Low Self-Esteem, Controlling & in Denial

I felt a sense of relief to understand the numerous poor decisions made in my past relationships.  At the same time I felt anger and disbelief that this is who I’ve been for the majority of my life.  How did I get here?  Why am I like this?

I’m still trying to figure it out, but at the end of the day all that matters is what is now, and how can I change it.

As I learned more, I related more.  The CoDa patterns hit such a cord within me.

“Denial Patterns:  I have difficulty identifying what I am feeling.  I minimize, alter, deny how I truly feel.  I perceive myself as completely unselfish and dedicated to the well-being of others”

DENIAL…..All life’s actions/decisions are for the good of the other person’s life…..make them feel better…..make sure they are okay.  Not an ounce of consideration for how I feel, of how much I am being hurt, disrespected, treated.  I was not there, not a part of the equation that equals the relationship….I was a numb existence.  Survival based on the other person’s feelings.  A decision I made and I was oblivious to it.

“Low Self-Esteem Patterns:  I have difficulty making decisions.  I judge everything I think, say or do harshly, as never good enough.  I am embarrassed to receive recognition, praise or gifts.  I do not ask others to meet my needs and desires.  I value others’ approval of my thinking, feelings and behaviors over my own.  I do not perceive myself as a lovable or worthwhile human being.”

So this is what fuels the action of putting myself aside.  You think your humble, you see yourself as a good person.  But reality is ….  you are not good to your own self, the one person that is suppose to matter most.

“Compliance Patterns – I compromise my own values and integrity to avoid rejection or others’ anger.  I am very sensitive to how others are feeling and feel the same.  I am extremely loyal, remaining in harmful situations too long.  I am often afraid to express differing opinions and feelings of my own.  I put aside my own interests and hobbies in order to do what others want.  I accept sex when I want love”

Passive.  Unable to assert myself.  In tried moments I would freeze then quickly melt into an emotional bottomless pit.

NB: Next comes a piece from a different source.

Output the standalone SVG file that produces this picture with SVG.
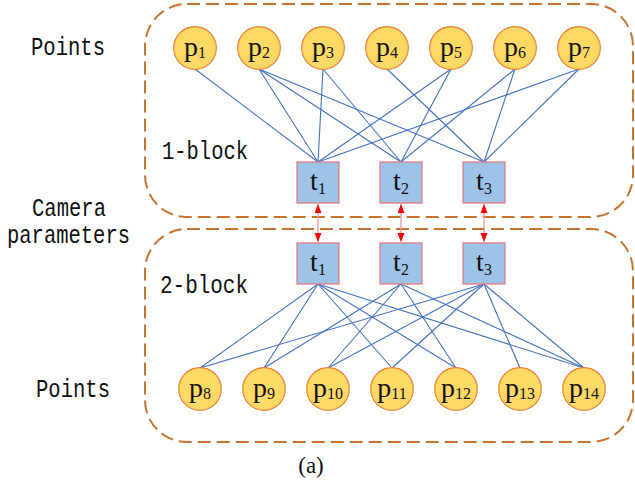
<svg xmlns="http://www.w3.org/2000/svg" width="635" height="485" viewBox="0 0 635 485">
  <style>
    .block { fill: none; stroke: #C8742F; stroke-width: 2; stroke-dasharray: 13 6; }
    .pt circle { fill: #FFD966; stroke: #ED7D31; stroke-width: 1.2; }
    .cam rect { fill: #9DC3E6; stroke: #E8747C; stroke-width: 1.2; }
    .edges line { stroke: #4472C4; stroke-width: 1.1; }
    .links line { stroke: #F29A9A; stroke-width: 1.3; }
    .lbl { font-family: "Liberation Mono", "DejaVu Sans Mono", monospace; font-size: 25px; fill: #111; }
    .nl { font-family: "Liberation Serif", "DejaVu Serif", serif; fill: #111; text-anchor: middle; }
    .p { font-size: 28px; }
    .t { font-size: 28px; }
    .sub { font-size: 16px; }
  </style>
  <defs>
    <marker id="tip" markerUnits="userSpaceOnUse" markerWidth="10" markerHeight="8" refX="9" refY="3.5" orient="auto-start-reverse">
      <path d="M0,0 L9,3.5 L0,7 z" fill="#FF0000"/>
    </marker>
  </defs>

  <!-- block outlines -->
  <g id="block1"><rect class="block" x="145" y="4" width="488" height="213" rx="42" ry="42"/></g>
  <g id="block2"><rect class="block" x="145" y="229" width="488" height="213" rx="42" ry="42"/></g>

  <!-- side labels -->
  <g id="labels">
    <text class="lbl" x="31" y="55" textLength="74" lengthAdjust="spacingAndGlyphs">Points</text>
    <text class="lbl" x="32" y="216" textLength="74" lengthAdjust="spacingAndGlyphs">Camera</text>
    <text class="lbl" x="7" y="243" textLength="123" lengthAdjust="spacingAndGlyphs">parameters</text>
    <text class="lbl" x="36" y="397" textLength="74" lengthAdjust="spacingAndGlyphs">Points</text>
    <text class="lbl" x="162" y="159" textLength="86" lengthAdjust="spacingAndGlyphs">1-block</text>
    <text class="lbl" x="160" y="293" textLength="88" lengthAdjust="spacingAndGlyphs">2-block</text>
    <text class="nl" x="311" y="473" font-size="23">(a)</text>
  </g>

  <!-- connectors -->
  <g id="edges" class="edges">
    <!-- block 1: points to cameras -->
    <line x1="195" y1="69" x2="318" y2="162"/>
    <line x1="259" y1="69" x2="318" y2="162"/>
    <line x1="259" y1="69" x2="401" y2="162"/>
    <line x1="259" y1="69" x2="484" y2="162"/>
    <line x1="323" y1="69" x2="318" y2="162"/>
    <line x1="323" y1="69" x2="401" y2="162"/>
    <line x1="387" y1="69" x2="484" y2="162"/>
    <line x1="451" y1="69" x2="318" y2="162"/>
    <line x1="451" y1="69" x2="401" y2="162"/>
    <line x1="515" y1="69" x2="401" y2="162"/>
    <line x1="515" y1="69" x2="484" y2="162"/>
    <line x1="579" y1="69" x2="318" y2="162"/>
    <line x1="579" y1="69" x2="484" y2="162"/>
    <!-- block 2: cameras to points -->
    <line x1="318" y1="284" x2="200" y2="368"/>
    <line x1="318" y1="284" x2="264" y2="368"/>
    <line x1="318" y1="284" x2="392" y2="368"/>
    <line x1="318" y1="284" x2="456" y2="368"/>
    <line x1="318" y1="284" x2="584" y2="368"/>
    <line x1="401" y1="284" x2="264" y2="368"/>
    <line x1="401" y1="284" x2="328" y2="368"/>
    <line x1="401" y1="284" x2="456" y2="368"/>
    <line x1="401" y1="284" x2="584" y2="368"/>
    <line x1="484" y1="284" x2="200" y2="368"/>
    <line x1="484" y1="284" x2="328" y2="368"/>
    <line x1="484" y1="284" x2="392" y2="368"/>
    <line x1="484" y1="284" x2="520" y2="368"/>
    <line x1="484" y1="284" x2="584" y2="368"/>
  </g>
  <g id="links" class="links">
    <line x1="318" y1="204" x2="318" y2="242" marker-start="url(#tip)" marker-end="url(#tip)"/>
    <line x1="401" y1="204" x2="401" y2="242" marker-start="url(#tip)" marker-end="url(#tip)"/>
    <line x1="484" y1="204" x2="484" y2="242" marker-start="url(#tip)" marker-end="url(#tip)"/>
  </g>

  <!-- point nodes, block 1 -->
  <g id="p1" class="pt"><circle cx="195" cy="48" r="21.3"/><text class="nl p" x="195" y="56">p<tspan class="sub" dy="2">1</tspan></text></g>
  <g id="p2" class="pt"><circle cx="259" cy="48" r="21.3"/><text class="nl p" x="259" y="56">p<tspan class="sub" dy="2">2</tspan></text></g>
  <g id="p3" class="pt"><circle cx="323" cy="48" r="21.3"/><text class="nl p" x="323" y="56">p<tspan class="sub" dy="2">3</tspan></text></g>
  <g id="p4" class="pt"><circle cx="387" cy="48" r="21.3"/><text class="nl p" x="387" y="56">p<tspan class="sub" dy="2">4</tspan></text></g>
  <g id="p5" class="pt"><circle cx="451" cy="48" r="21.3"/><text class="nl p" x="451" y="56">p<tspan class="sub" dy="2">5</tspan></text></g>
  <g id="p6" class="pt"><circle cx="515" cy="48" r="21.3"/><text class="nl p" x="515" y="56">p<tspan class="sub" dy="2">6</tspan></text></g>
  <g id="p7" class="pt"><circle cx="579" cy="48" r="21.3"/><text class="nl p" x="579" y="56">p<tspan class="sub" dy="2">7</tspan></text></g>

  <!-- camera nodes, block 1 -->
  <g id="t1a" class="cam"><rect x="297" y="162" width="42" height="41"/><text class="nl t" x="318" y="190">t<tspan class="sub" dy="4">1</tspan></text></g>
  <g id="t2a" class="cam"><rect x="380" y="162" width="42" height="41"/><text class="nl t" x="401" y="190">t<tspan class="sub" dy="4">2</tspan></text></g>
  <g id="t3a" class="cam"><rect x="463" y="162" width="42" height="41"/><text class="nl t" x="484" y="190">t<tspan class="sub" dy="4">3</tspan></text></g>

  <!-- camera nodes, block 2 -->
  <g id="t1b" class="cam"><rect x="297" y="243" width="42" height="41"/><text class="nl t" x="318" y="271">t<tspan class="sub" dy="4">1</tspan></text></g>
  <g id="t2b" class="cam"><rect x="380" y="243" width="42" height="41"/><text class="nl t" x="401" y="271">t<tspan class="sub" dy="4">2</tspan></text></g>
  <g id="t3b" class="cam"><rect x="463" y="243" width="42" height="41"/><text class="nl t" x="484" y="271">t<tspan class="sub" dy="4">3</tspan></text></g>

  <!-- point nodes, block 2 -->
  <g id="p8" class="pt"><circle cx="200" cy="389" r="21.3"/><text class="nl p" x="200" y="397">p<tspan class="sub" dy="2">8</tspan></text></g>
  <g id="p9" class="pt"><circle cx="264" cy="389" r="21.3"/><text class="nl p" x="264" y="397">p<tspan class="sub" dy="2">9</tspan></text></g>
  <g id="p10" class="pt"><circle cx="328" cy="389" r="21.3"/><text class="nl p" x="328" y="397">p<tspan class="sub" dy="2">10</tspan></text></g>
  <g id="p11" class="pt"><circle cx="392" cy="389" r="21.3"/><text class="nl p" x="392" y="397">p<tspan class="sub" dy="2">11</tspan></text></g>
  <g id="p12" class="pt"><circle cx="456" cy="389" r="21.3"/><text class="nl p" x="456" y="397">p<tspan class="sub" dy="2">12</tspan></text></g>
  <g id="p13" class="pt"><circle cx="520" cy="389" r="21.3"/><text class="nl p" x="520" y="397">p<tspan class="sub" dy="2">13</tspan></text></g>
  <g id="p14" class="pt"><circle cx="584" cy="389" r="21.3"/><text class="nl p" x="584" y="397">p<tspan class="sub" dy="2">14</tspan></text></g>
</svg>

“Control Patterns – I believe most other people are incapable of taking care of themselves.  I attempt to convince others of what they should think and how they should truly feel.  I become resentful when others will not let me help them.  I freely offer others advice and directions without being asked.  I lavish gifts and favors on those I care about.  I use sex to gain approval and acceptance.  I have to be needed in order to have a relationship with others”

An unhealthy need that hurts more than helps others.

Quotes from CoDa’s pamphlet, “Am I Codependent?”